England Footballer Makes Flying Visit
Monday, 12 November 2007
Everton and England footballer Phil Neville made a flying helicopter visit to Bolton School to thank pupils for taking part in a schools' fundraising campaign in aid of The New Children's Hospital Appeal.
Fifty schools across the North West took part in Not Bothered Day on Wednesday 14 November 2007 - an event in which pupils were encouraged to pay £1 in return for being able to ditch their uniform for the day!
All schools that registered were entered into a draw to become one of five schools to receive a flying visit from the footballer, who along with his wife Julie, is a patron of the Appeal.
Phil and Julie flew into the School in an Agusta 109 Grand helicopter and were met by Senior Boys' School Headmaster, Mr Brooker and cheering pupils. Phil Neville commented, "Now I know what it feels like to be David Beckham." The Nevilles were presented with a cheque for £1,600 from pupils from Beech House, Junior Girls and Junior Boys as well as representatives of the boys' and girls' sixth forms.
Mr Brooker, who compered the event, said: "Bolton School is delighted to support the New Children's Hospital Appeal. We have supported this charity in the past and we shall continue to do so in the future. We have a long tradition of charity work and fundraising and it is a central part of our ethos that pupils engage with the real world and learn how to make a positive contribution to society. I am sure they will enjoy grilling Phil Neville too!"
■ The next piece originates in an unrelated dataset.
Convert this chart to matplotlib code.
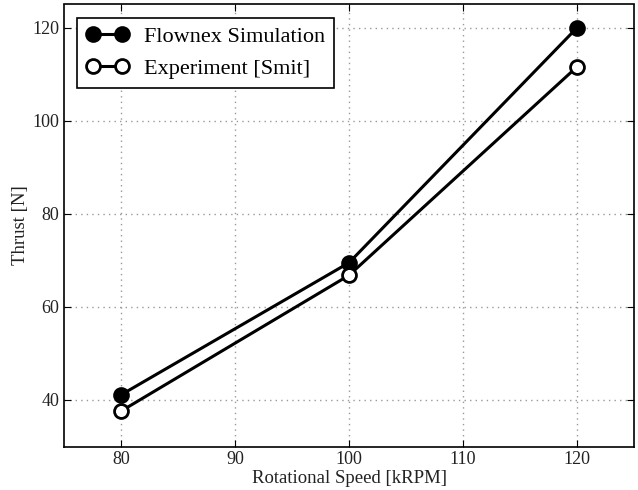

Pupils from years 1, 2, 5 and 6, along with representatives from the school's charity committee got a unique opportunity to pose quick fire questions to the football star, following a talk from Julie Neville about how, by making the effort to join Not Bothered day, they had helped The New Children's Hospital Appeal. Phil Neville answered all his questions very openly, citing his brother and Paul Scholes as his best friends in football. He talked about his pride in pulling on an England shirt and he looked back upon the European Champions Final in 1999 as the most exciting game of his career.
The New Children's Hospital Appeal aims to raise £20 million to provide the new children's hospital with state-of-the-art equipment to help doctors provide patients with the very best in diagnosis and care. The Appeal also aims to provide parental accommodation facilities so that parents can stay close to their child during treatment.
Phil and Julie became patrons of The New Children's Hospital Appeal after doctors at St Mary's Hospital, Manchester, saved the life of their baby daughter Isabella when she was born 10 weeks prematurely.
Julie said: "Isabella spent her first eight weeks in hospital and due to the lack of parental accommodation we were unable to stay with her each night. We are supporting this Appeal to ensure that, when the new children's hospital opens in 2009, parents will be able to stay with their child whilst they are undergoing treatment."
She continued: "The facilities provided by the money raised will make a huge difference to families going through the most traumatic period of their lives - spending time with their sick child in hospital. It is impossible to explain to anybody unless they have been through it themselves how heartbreaking it is to have a sick child. But if you can be near them and stay on site with them while they are undergoing treatment it can make a terrible situation almost bearable."